Seasonal businesses and cyclical businesses where people are going to receive benefits regularly as a part of the nature of the work pay astronomical tax rates. Employers who like the luxury of firing employees on whim, because THEY are having a bad day will pay a higher rate, because in order to fire someone and keep them from receiving benefits, the employer must present documentation that they had a good misconduct reason for letting the employee go.
Usually, if they had a good misconduct reason to terminate someone, the employer is not going to feel charitable toward this former employee. Even if it were scott free to the employee who is losing his/her job through no fault of his own (as the federal extensions are, which do not affect the state's employers rates and are not taken from the state's unemployment fund) an employer, or a state unemployment system is going to have a serious problem with someone receiving benefits who warmly and richly did deserve their termination due to laying out of work, persistent misconduct, or major misconduct such as stealing.

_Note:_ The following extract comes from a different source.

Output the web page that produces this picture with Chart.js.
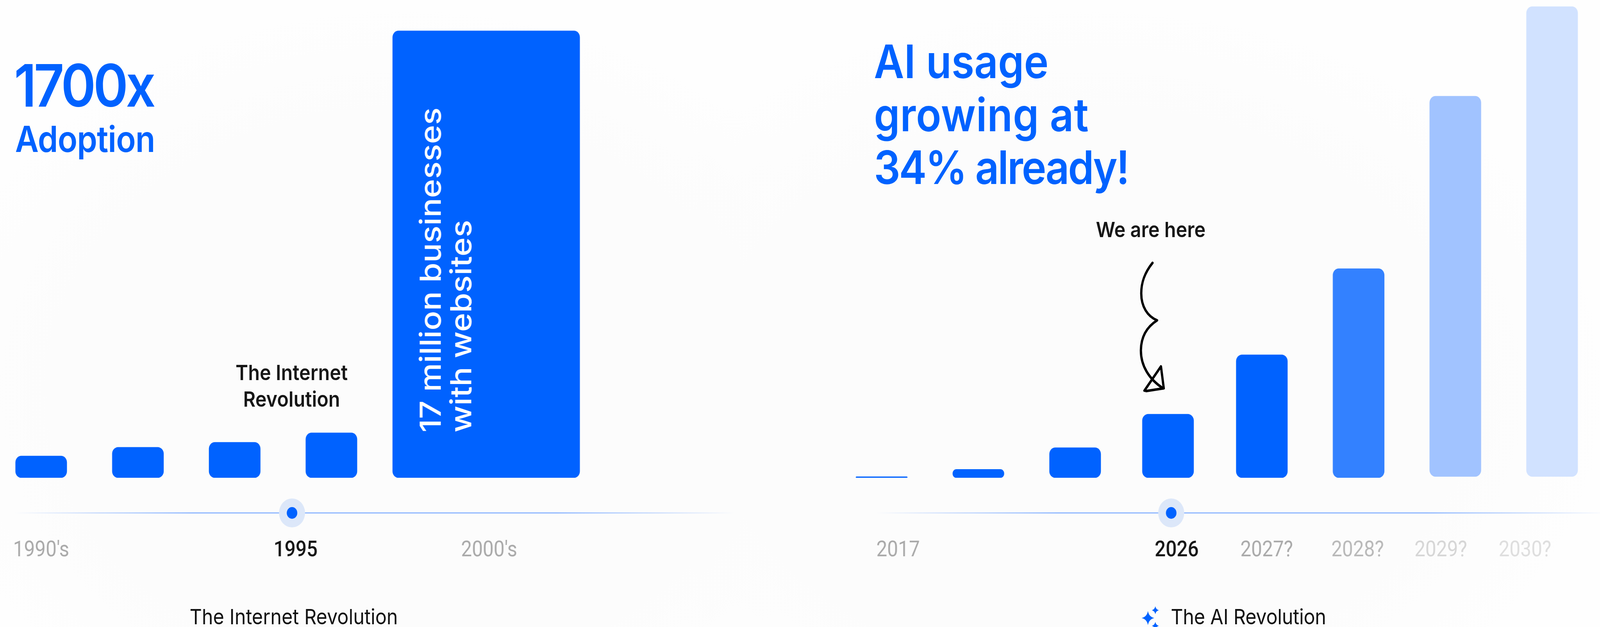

Some employers deeply resent having to pay unemployment taxes at all, and will violate the state and federal laws which prohibit employers from trying to keep their employees from filing for benefits when they are genuinely eligible. In this case, the appeals process protects the former employees.

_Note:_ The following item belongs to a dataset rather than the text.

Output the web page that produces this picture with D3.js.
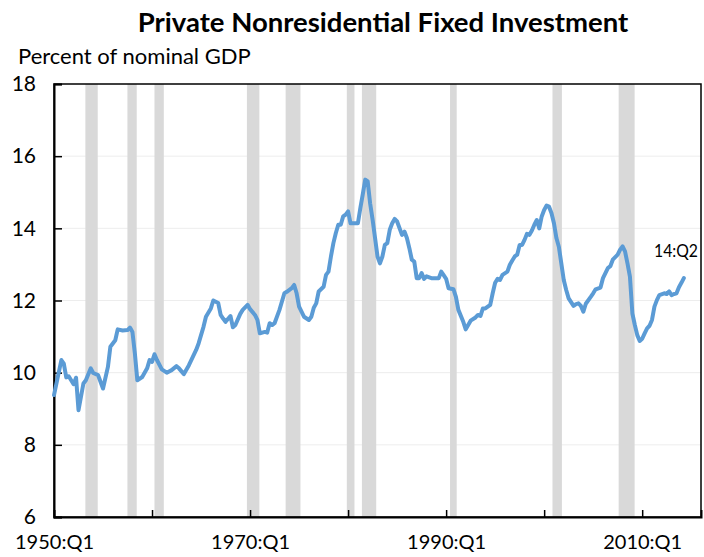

Likewise, some construction companies who pay maximum rates will never contest anything, getting rid of problem employees by giving them a separation due to lack of work and never recalling them. These people can lose their benefits anyway if they do not cooperate with the job finding activities required of them by the state unemployment system.
So contesting a claim for unemployment insurance is a good business move, as it keeps the employer's tax rate from going up, and if they have terminated this employee for a good reason, they are acting in the company's best interest to follow through on the hearing process and make sure no one draws who is not legally entitled to do so.
Even when the employer does not contest the claim, there have been many cases where the person was denied benefits by the unemployment office if it was determined they had control over their reason for termination and it does not meet the requirement to draw.